== Task to carry out ==
In the listing below, locate the lines that hold "this" and copy them.
## BEGIN Provided data
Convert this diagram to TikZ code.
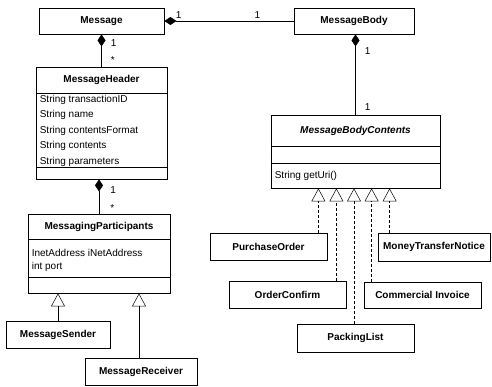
\documentclass[tikz,border=0pt]{standalone}
\usepackage{fontspec}
\setmainfont{Liberation Sans}
\usetikzlibrary{arrows.meta, positioning, calc}

\begin{document}
\begin{tikzpicture}[x=1pt, y=-1pt,
    every node/.style={font=\fontsize{10}{12}\selectfont, inner sep=0pt},
    frame/.style={draw, line width=0.8pt},
    cls/.style={frame, minimum height=27pt, font=\fontsize{10}{12}\selectfont\bfseries},
    title/.style={font=\fontsize{10}{12}\selectfont\bfseries},
    attr/.style={anchor=west},
    mult/.style={inner sep=2pt},
    compose/.style={line width=0.5pt, arrows={Diamond[length=12pt, width=8pt]-}},
    inherit/.style={line width=0.5pt, arrows={-Triangle[open, length=13pt, width=14pt]}},
    realize/.style={inherit, dash pattern=on 3pt off 2pt}]
    \useasboundingbox (0,0) rectangle (492,386);

    % left column
    \node[cls, minimum width=125pt, minimum height=26pt] (msg) at (101.5,21) {Message};
    \node[frame, minimum width=131pt, minimum height=112pt] (hdr) at (101.5,123) {};
    \node[title] (hdrname) at ([yshift=-13.5pt]hdr.north) {MessageHeader};
    \draw[frame] ([yshift=-27pt]hdr.north west) -- ([yshift=-27pt]hdr.north east);
    \draw[frame] ([yshift=-101pt]hdr.north west) -- ([yshift=-101pt]hdr.north east);
    \foreach \t [count=\i] in {String transactionID, String name, String contentsFormat,
        String contents, String parameters}
        \node[attr] (hdra\i) at ([xshift=4pt, yshift={-33pt-15.5pt*(\i-1)}]hdr.north west) {\t};

    \node[frame, minimum width=142pt, minimum height=79pt] (part) at (99,253.5) {};
    \node[title] (partname) at ([yshift=-13pt]part.north) {MessagingParticipants};
    \draw[frame] ([yshift=-26pt]part.north west) -- ([yshift=-26pt]part.north east);
    \draw[frame] ([yshift=-64pt]part.north west) -- ([yshift=-64pt]part.north east);
    \node[attr] (parta1) at ([xshift=4pt, yshift=-39pt]part.north west) {InetAddress iNetAddress};
    \node[attr] (parta2) at ([xshift=4pt, yshift=-53pt]part.north west) {int port};

    \node[cls, minimum width=104pt] (sender) at (58,334.5) {MessageSender};
    \node[cls, minimum width=112pt] (receiver) at (141,371.5) {MessageReceiver};

    % right column
    \node[cls, minimum width=120pt, minimum height=26pt] (body) at (354,21) {MessageBody};
    \node[frame, minimum width=169pt, minimum height=73pt] (contents) at (355.5,151.5) {};
    \node[title] (contentsname) at ([yshift=-16pt]contents.north) {\itshape MessageBodyContents};
    \draw[frame] ([yshift=-32pt]contents.north west) -- ([yshift=-32pt]contents.north east);
    \draw[frame] ([yshift=-49pt]contents.north west) -- ([yshift=-49pt]contents.north east);
    \node[attr] (contentsm1) at ([xshift=4pt, yshift=-61pt]contents.north west) {String getUri()};

    \node[cls, minimum width=117pt] (po) at (268.5,246.5) {PurchaseOrder};
    \node[cls, minimum width=117pt] (oc) at (287.5,294.5) {OrderConfirm};
    \node[cls, minimum width=117pt, minimum height=28pt] (pl) at (355.5,338) {PackingList};
    \node[cls, minimum width=117pt, minimum height=26pt] (ci) at (422.5,295) {Commercial Invoice};
    \node[cls, minimum width=112pt, minimum height=28pt] (mt) at (434,247) {MoneyTransferNotice};

    % composition
    \draw[compose] (msg.east) -- (body.west)
        node[mult, pos=0.11, above] {1} node[mult, pos=0.72, above] {1};
    \draw[compose] (msg.south) -- (hdr.north)
        node[mult, pos=0.27, right=7pt] {1} node[mult, pos=0.79, right=7pt] {*};
    \draw[compose] (part.north |- hdr.south) -- (part.north)
        node[mult, pos=0.31, right=9pt] {1} node[mult, pos=0.83, right=9pt] {*};
    \draw[compose] (contents.north |- body.south) -- (contents.north)
        node[mult, pos=0.21, right=7pt] {1} node[mult, pos=0.91, right=7pt] {1};

    % inheritance
    \draw[inherit] (sender.north) -- (sender.north |- part.south);
    \draw[inherit] ([xshift=-2pt]receiver.north) -- ([xshift=-2pt]receiver.north |- part.south);

    % realization
    \coordinate (po-up) at ([xshift=-9pt]po.north east);
    \coordinate (oc-up) at ([xshift=-10pt]oc.north east);
    \coordinate (pl-up) at ([xshift=-1.5pt]pl.north);
    \coordinate (ci-up) at ([xshift=8pt]ci.north west);
    \coordinate (mt-up) at ([xshift=12pt]mt.north west);
    \foreach \c in {po-up, oc-up, pl-up, ci-up, mt-up}
        \draw[realize] (\c) -- (\c |- contents.south);
\end{tikzpicture}
\end{document}
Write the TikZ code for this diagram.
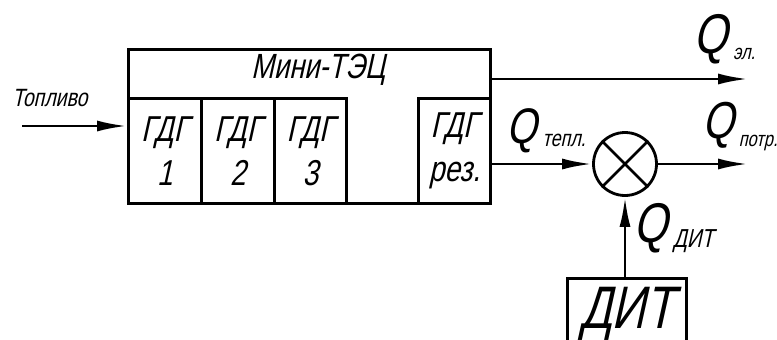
\documentclass[tikz,border=0pt]{standalone}
\usepackage{fontspec}
\newfontfamily\gost[FakeSlant=0.22,FakeStretch=0.78]{Liberation Sans}
\usetikzlibrary{arrows.meta}
\newcommand{\fs}[1]{\fontsize{#1}{1.25\dimexpr#1pt\relax}\selectfont}
\begin{document}
\begin{tikzpicture}[x=1pt,y=-1pt,line width=2.8pt,
  arr/.style={-{Latex[length=30pt,width=11pt]}},
  cell/.style={draw,anchor=north west,inner sep=0pt,minimum height=105pt,align=center,
    font=\gost\fontsize{36}{44}\selectfont},
  lbl/.style={inner sep=0pt,font=\gost},
  qq/.style={lbl,anchor=base west,font=\gost\fs{56}},
  sub/.style={lbl,anchor=base west,font=\gost\fs{23}}]
\clip (0,0) rectangle (777,340);
% main block
\node[draw,anchor=north west,minimum width=362pt,minimum height=154pt,inner sep=0pt] (mt) at (127,48) {};
\node[lbl,font=\gost\fs{35}] (mtl) at (318,70) {Мини-ТЭЦ};
\node[cell,minimum width=73pt] (g1) at (127,97) {ГДГ\\1};
\node[cell,minimum width=73pt] (g2) at (200,97) {ГДГ\\2};
\node[cell,minimum width=72pt] (g3) at (273,97) {ГДГ\\3};
\node[cell,minimum width=72pt] (gr) at (417,97) {ГДГ\\рез.};
% summing junction
\node[draw,circle,minimum size=63pt,inner sep=0pt] (sum) at (625,164) {};
\draw (sum.45) -- (sum.225) (sum.135) -- (sum.-45);
% DIT
\node[draw,anchor=north,minimum width=119pt,minimum height=90pt,inner sep=0pt] (dit) at (627,277) {};
\node[lbl,anchor=base,font=\gost\fs{60}] (ditl) at (627,328) {ДИТ};
% coordinates for free ends
\coordinate (fuel) at (22,126);
\coordinate (elout) at (748,79);
\coordinate (potrout) at (748,164);
% connectors
\draw[arr] (fuel) -- (fuel -| mt.west);
\draw[arr] (elout -| mt.east) -- (elout);
\draw[arr] (sum.west -| mt.east) -- (sum.west);
\draw[arr] (sum.east) -- (potrout);
\draw[arr] (sum.south |- dit.north) -- (sum.south);
% labels
\node[lbl,font=\gost\fs{25}] (top) at (50,98) {Топливо};
\node[qq] (qel) at (692,53) {Q};
\node[sub,font=\gost\fs{21}] (qels) at ([shift={(3,6)}]qel.base east) {эл.};
\node[qq,font=\gost\fs{50}] (qt) at (505,143) {Q};
\node[sub] (qts) at ([shift={(3,3)}]qt.base east) {тепл.};
\node[qq,font=\gost\fs{52}] (qp) at (701,138) {Q};
\node[sub,font=\gost\fs{21}] (qps) at ([shift={(2,8)}]qp.base east) {потр.};
\node[qq] (qd) at (632,242) {Q};
\node[sub,font=\gost\fs{26}] (qds) at ([shift={(3,5)}]qd.base east) {ДИТ};
\end{tikzpicture}
\end{document}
## END Provided data
== Output below ==
Convert this diagram to TikZ code.
Write the TikZ code for this diagram.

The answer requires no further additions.